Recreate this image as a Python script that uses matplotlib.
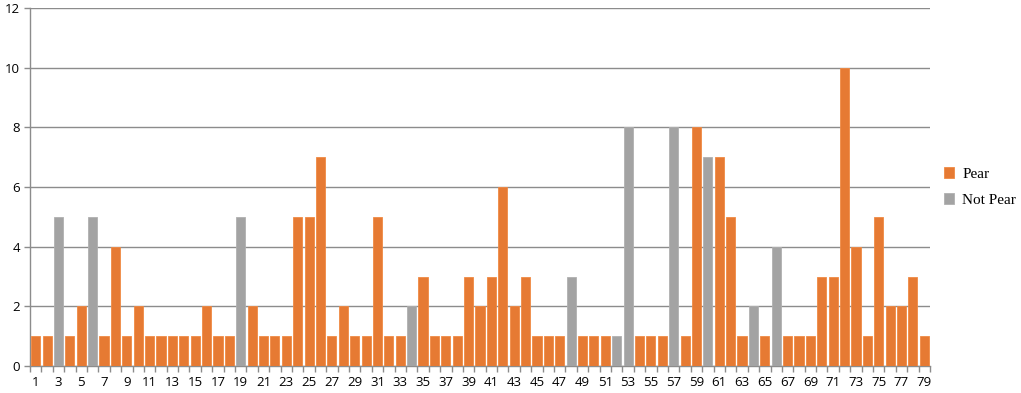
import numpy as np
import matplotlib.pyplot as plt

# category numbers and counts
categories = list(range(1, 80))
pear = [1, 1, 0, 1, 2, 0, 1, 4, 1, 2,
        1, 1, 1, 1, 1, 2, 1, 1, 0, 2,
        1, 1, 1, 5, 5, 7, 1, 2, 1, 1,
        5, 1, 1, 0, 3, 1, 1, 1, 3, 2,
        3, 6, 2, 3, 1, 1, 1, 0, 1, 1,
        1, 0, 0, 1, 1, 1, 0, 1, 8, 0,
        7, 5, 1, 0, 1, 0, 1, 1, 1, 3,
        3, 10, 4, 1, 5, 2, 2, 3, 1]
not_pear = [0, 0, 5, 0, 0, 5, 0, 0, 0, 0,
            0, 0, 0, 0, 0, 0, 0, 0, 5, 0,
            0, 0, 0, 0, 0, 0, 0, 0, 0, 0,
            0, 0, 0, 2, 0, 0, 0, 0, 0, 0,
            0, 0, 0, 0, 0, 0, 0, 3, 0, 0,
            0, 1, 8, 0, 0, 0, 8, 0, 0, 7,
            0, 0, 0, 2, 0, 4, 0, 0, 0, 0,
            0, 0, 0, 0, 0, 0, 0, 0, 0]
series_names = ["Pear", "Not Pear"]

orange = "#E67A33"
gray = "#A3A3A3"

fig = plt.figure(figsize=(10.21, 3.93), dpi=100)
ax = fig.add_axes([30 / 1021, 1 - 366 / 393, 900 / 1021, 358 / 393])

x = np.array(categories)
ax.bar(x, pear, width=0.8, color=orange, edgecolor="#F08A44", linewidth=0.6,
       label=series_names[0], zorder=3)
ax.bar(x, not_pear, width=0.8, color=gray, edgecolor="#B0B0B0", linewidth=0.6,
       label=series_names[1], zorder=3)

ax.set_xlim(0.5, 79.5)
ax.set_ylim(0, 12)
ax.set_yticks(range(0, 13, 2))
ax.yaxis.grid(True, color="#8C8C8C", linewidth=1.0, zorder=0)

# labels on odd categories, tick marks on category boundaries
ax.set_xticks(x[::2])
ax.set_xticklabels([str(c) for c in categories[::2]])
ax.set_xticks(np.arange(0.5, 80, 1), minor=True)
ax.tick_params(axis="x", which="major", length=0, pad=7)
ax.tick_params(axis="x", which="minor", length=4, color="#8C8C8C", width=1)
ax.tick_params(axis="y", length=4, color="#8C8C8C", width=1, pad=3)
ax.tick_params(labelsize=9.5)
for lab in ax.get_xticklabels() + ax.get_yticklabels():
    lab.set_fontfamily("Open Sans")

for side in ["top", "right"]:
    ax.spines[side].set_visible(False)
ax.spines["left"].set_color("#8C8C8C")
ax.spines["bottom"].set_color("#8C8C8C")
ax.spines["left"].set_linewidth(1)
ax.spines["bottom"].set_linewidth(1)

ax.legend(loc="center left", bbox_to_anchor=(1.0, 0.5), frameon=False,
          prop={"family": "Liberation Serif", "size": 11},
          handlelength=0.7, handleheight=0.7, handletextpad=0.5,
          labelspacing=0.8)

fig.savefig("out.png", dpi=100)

┄┄┄┄┄┄┄┄┄┄

_GIVEN EXERCISE_: Review the material and copy each line in which the word "matplotlib" appears.

_EXERCISE RESULT_:
Recreate this image as a Python script that uses matplotlib.
import matplotlib.pyplot as plt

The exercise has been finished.